The dynamic nature of the internet ensures that threat intelligence becomes redundant quite quickly if it is not supported by innovation. As many firms brave the threat of cyber-attacks, information-sharing offers a silver lining, to build a common base of knowledge and best practice in the face of ever-growing complexity of cyberspace. Awareness should be the starting point to adopting new technologies. For example, in the event of an attack, firms must immediately declare the incident and report the ensuing response.

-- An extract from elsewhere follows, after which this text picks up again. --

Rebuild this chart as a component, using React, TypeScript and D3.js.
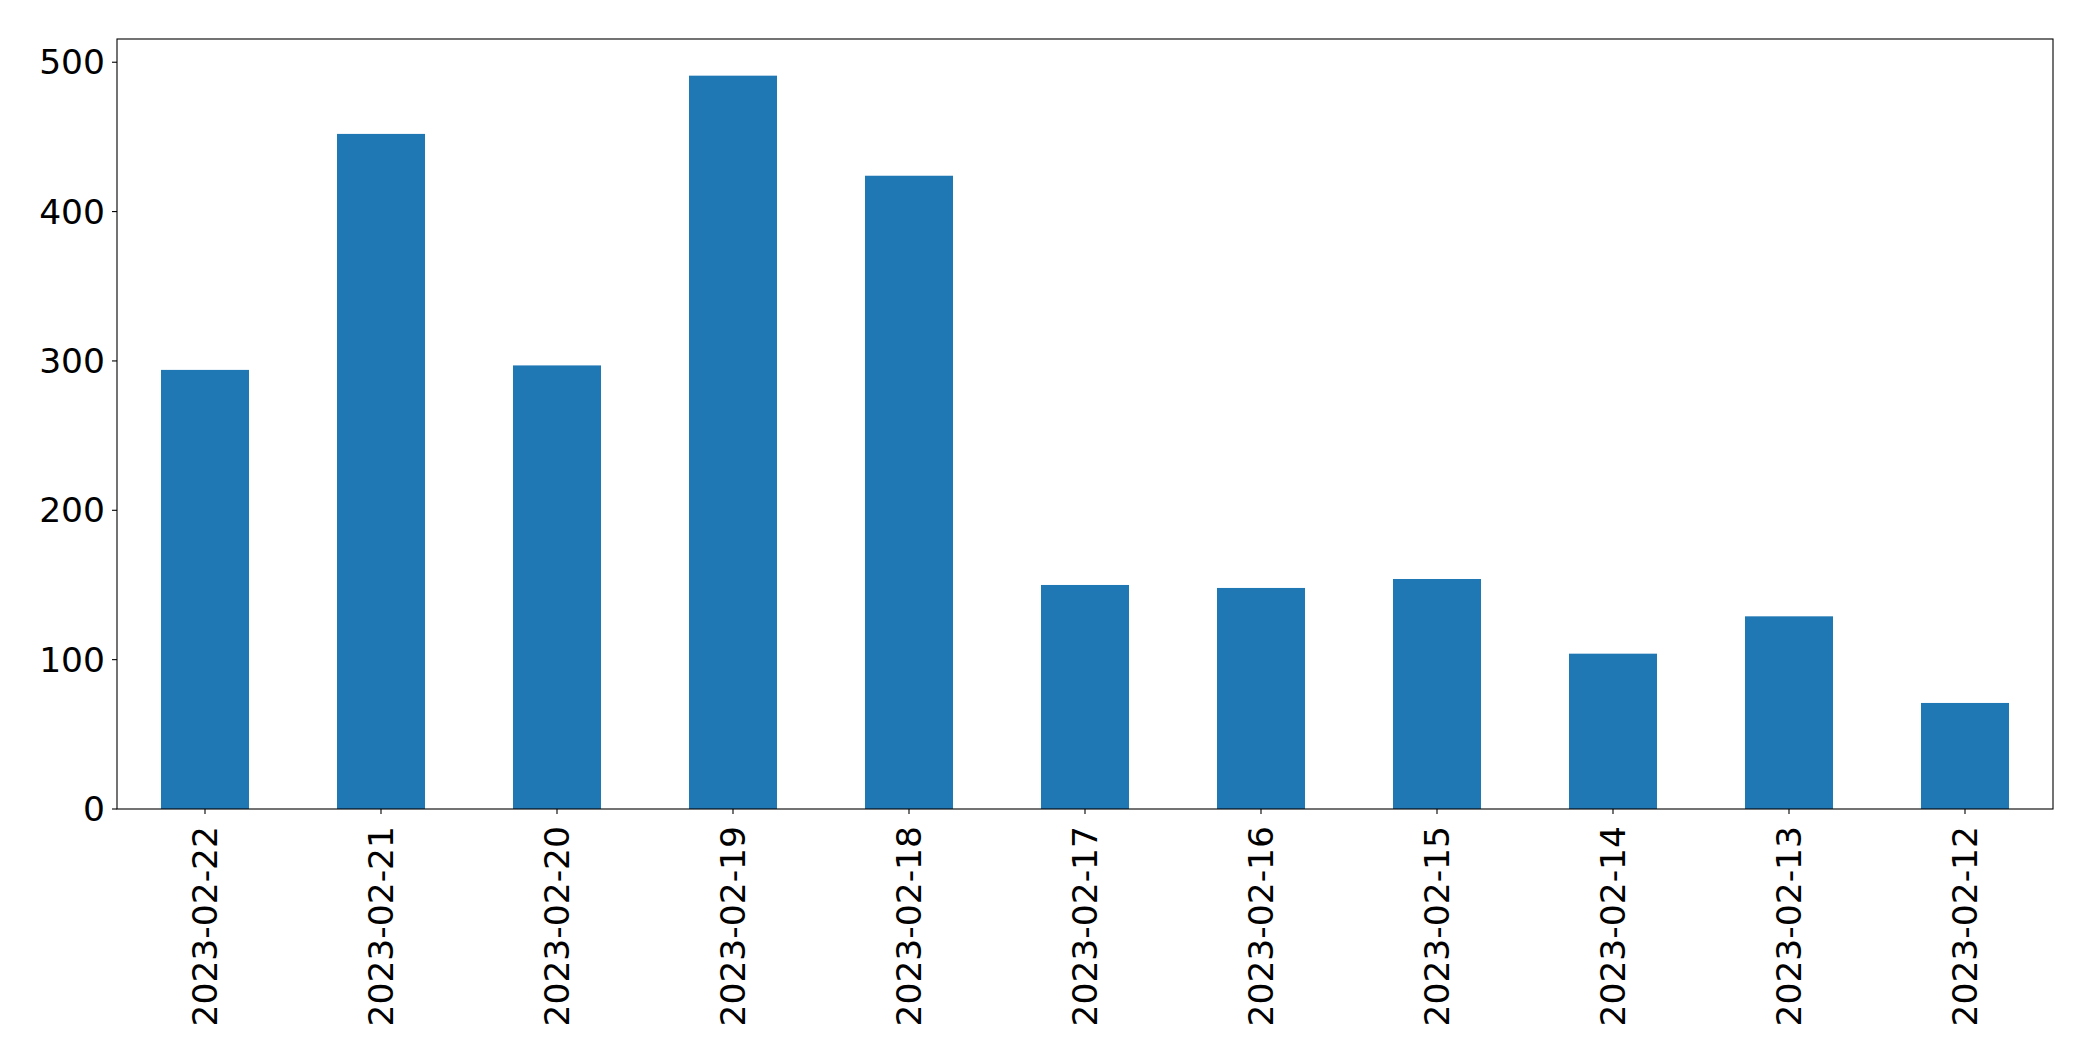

An emerging perspective is that innovation ought to form part of broader governance, risk and compliance puzzle, and would help to rethink the current approaches to cybersecurity. So too would the assessment and implementation of new security technologies that offer a global change management opportunity, as the evidence shows. Traditional detection-based security approaches have not been effective. They are reactive and will only protect firms from already known, but not unknown, risks.

Sharing Threats

Cyber threats that are highly evasive employ tricks to infiltrate and extract information. Protecting against such actors requires a different strategy, and one that hunts for signs of hidden risks, automates defensive responses and extracts rich forensic insights for future protection measures. It is especially challenging to discern what is good or bad web traffic. But, recent developments have identified more effective ways to combat new and unrecognised attacks. For instance, “isolation-based” security is useful in preventing all web code from ever reaching a user’s computer. It only allows the user to interact virtually with web content without the potential risk of compromising the endpoints.

The future of cyber security must be more vigilant in assessing suspicious activities and sharing intelligence on threats and recovery processes. Not that it will stop threats entirely, but it could go a long way to provide insights, pre-emptively protect against the most sophisticated attacks, and future-proof critical business infrastructure.